§ **Provided material**:
──────────

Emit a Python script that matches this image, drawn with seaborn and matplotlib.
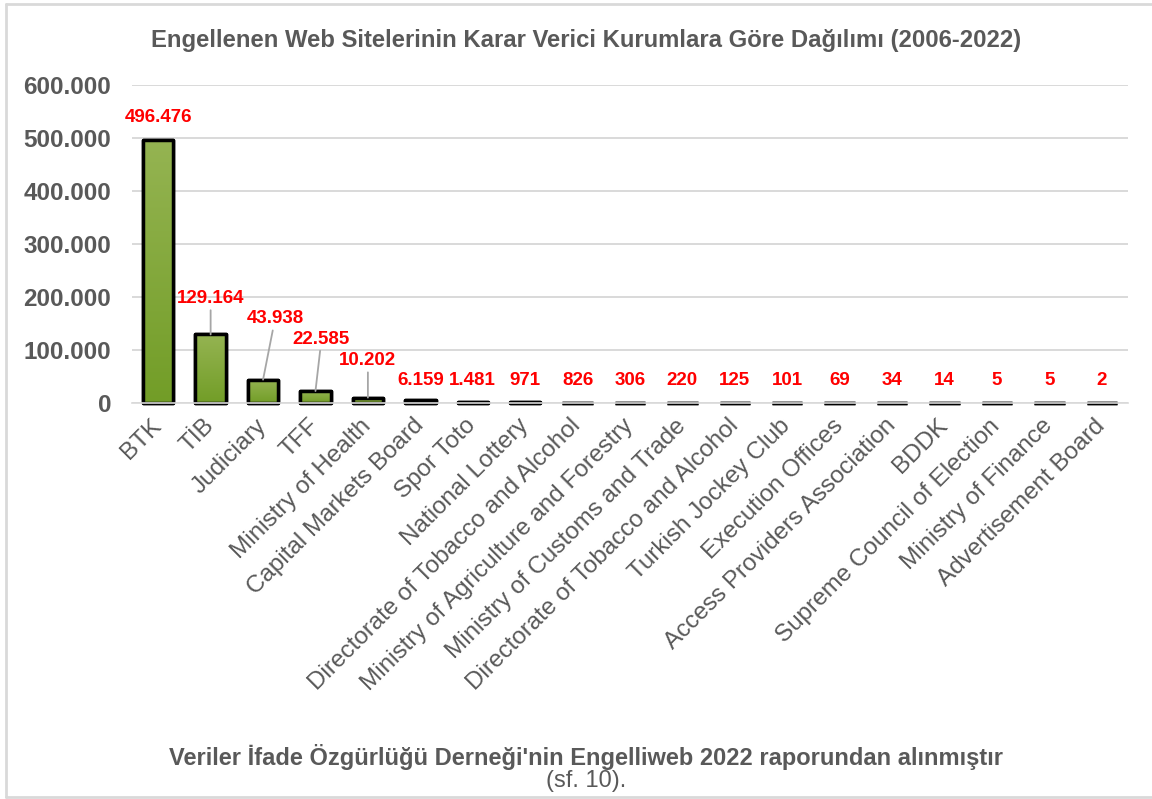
import matplotlib
matplotlib.use("Agg")
import matplotlib.pyplot as plt
import matplotlib.colors as mcolors
import numpy as np
import pandas as pd
import seaborn as sns
from matplotlib.lines import Line2D
from matplotlib.ticker import FuncFormatter

# data
institutions = [
    "BTK",
    "TİB",
    "Judiciary",
    "TFF",
    "Ministry of Health",
    "Capital Markets Board",
    "Spor Toto",
    "National Lottery",
    "Directorate of Tobacco and Alcohol",
    "Ministry of Agriculture and Forestry",
    "Ministry of Customs and Trade",
    "Directorate of Tobacco and Alcohol",
    "Turkish Jockey Club",
    "Execution Offices",
    "Access Providers Association",
    "BDDK",
    "Supreme Council of Election",
    "Ministry of Finance",
    "Advertisement Board",
]
blocked_sites = [496476, 129164, 43938, 22585, 10202, 6159, 1481, 971, 826,
                 306, 220, 125, 101, 69, 34, 14, 5, 5, 2]
y_ticks = [0, 100000, 200000, 300000, 400000, 500000, 600000]

TITLE = "Engellenen Web Sitelerinin Karar Verici Kurumlara Göre Dağılımı (2006-2022)"
SOURCE = "Veriler İfade Özgürlüğü Derneği'nin Engelliweb 2022 raporundan alınmıştır"
SOURCE_2 = "(sf. 10)."

GREY = "#595959"


def tr_thousands(v, _pos=None):
    """Turkish style thousands separator (dot)."""
    return f"{int(round(v)):,}".replace(",", ".")


def main():
    sns.set_theme(style="white")
    plt.rcParams["font.family"] = ["Liberation Sans", "DejaVu Sans"]

    df = pd.DataFrame({"pos": range(len(institutions)), "value": blocked_sites})

    fig = plt.figure(figsize=(11.52, 7.99), dpi=100)
    ax = fig.add_axes([132 / 1152, 1 - 403 / 799, 996 / 1152, (403 - 84.6) / 799])

    sns.barplot(data=df, x="pos", y="value", ax=ax, width=0.58,
                color="#85a838", saturation=1, edgecolor="black",
                linewidth=2.5, zorder=2)

    # vertical gradient inside each bar (Excel-like)
    cmap = mcolors.LinearSegmentedColormap.from_list("g", ["#729d27", "#95b452"])
    grad = np.linspace(0, 1, 256).reshape(-1, 1)
    for p in list(ax.patches):
        p.set_joinstyle("round")
        p.set_clip_on(False)
        x0, w, h = p.get_x(), p.get_width(), p.get_height()
        if h > 0:
            im = ax.imshow(grad, cmap=cmap, origin="lower", aspect="auto",
                           extent=(x0, x0 + w, 0, h), zorder=2.1)
            im.set_clip_path(p)
        edge = plt.Rectangle((x0, 0), w, h, fill=False, edgecolor="black",
                             linewidth=2.5, joinstyle="round", zorder=2.2,
                             clip_on=False)
        ax.add_patch(edge)

    ax.set_xlim(-0.5, len(institutions) - 0.5)
    ax.set_ylim(0, 600000)
    ax.set_yticks(y_ticks)
    ax.yaxis.set_major_formatter(FuncFormatter(tr_thousands))
    ax.set_xticks(range(len(institutions)))
    ax.set_xticklabels(institutions, rotation=45, ha="right", va="center",
                       rotation_mode="anchor")
    ax.set_xlabel("")
    ax.set_ylabel("")

    ax.yaxis.grid(True, color="#d9d9d9", linewidth=1.4)
    ax.set_axisbelow(True)
    for side in ["left", "right", "top"]:
        ax.spines[side].set_visible(False)
    ax.spines["bottom"].set_color("#d9d9d9")
    ax.spines["bottom"].set_linewidth(1.2)
    ax.spines["bottom"].set_zorder(3)

    ax.tick_params(axis="both", length=0)
    ax.tick_params(axis="y", pad=15, labelsize=17.5, labelcolor=GREY)
    ax.tick_params(axis="x", pad=14, labelsize=17.5, labelcolor=GREY)
    for t in ax.get_yticklabels():
        t.set_fontweight("bold")

    # data labels; a few are lifted with a grey leader line
    lifted = {1: (0, 36), 2: (12, 61), 3: (6, 52), 4: (0, 37), 5: (0, 19)}
    for i, v in enumerate(blocked_sites):
        dx, dy = lifted.get(i, (0, 22))
        props = None
        if i in (1, 2, 3, 4):
            props = dict(arrowstyle="-", color="#a6a6a6", linewidth=1.3,
                         shrinkA=0, shrinkB=0)
        ax.annotate(tr_thousands(v), xy=(i, v), xytext=(dx, dy),
                    textcoords="offset pixels", ha="center", va="center",
                    fontsize=13.5, fontweight="bold", color="#ff0000",
                    arrowprops=props, zorder=4)

    fig.text(0.509, 1 - 41 / 799, TITLE, ha="center", va="center",
             fontsize=17.2, fontweight="bold", color=GREY)
    fig.text(0.509, 1 - 757 / 799, SOURCE, ha="center", va="center",
             fontsize=17, fontweight="bold", color=GREY)
    fig.text(0.509, 1 - 781 / 799, SOURCE_2, ha="center", va="center",
             fontsize=17, color=GREY)

    # light frame around the chart area
    frame = dict(color="#d9d9d9", linewidth=2, transform=fig.transFigure)
    fig.add_artist(Line2D([6 / 1152, 1], [1 - 4 / 799] * 2, **frame))
    fig.add_artist(Line2D([6 / 1152] * 2, [1 - 4 / 799, 1 - 797 / 799], **frame))
    fig.add_artist(Line2D([6 / 1152, 1], [1 - 797 / 799] * 2, **frame))

    fig.savefig("out.png", dpi=100)
    plt.close(fig)


if __name__ == "__main__":
    main()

──────────

§ **Problem details**: Without any pictures, reproduce the lines from the first one in the material through the line that has "from matplotlib.ticker import FuncFormatter", exactly as they appear.

§ **Correct output**:
Emit a Python script that matches this image, drawn with seaborn and matplotlib.
import matplotlib
matplotlib.use("Agg")
import matplotlib.pyplot as plt
import matplotlib.colors as mcolors
import numpy as np
import pandas as pd
import seaborn as sns
from matplotlib.lines import Line2D
from matplotlib.ticker import FuncFormatter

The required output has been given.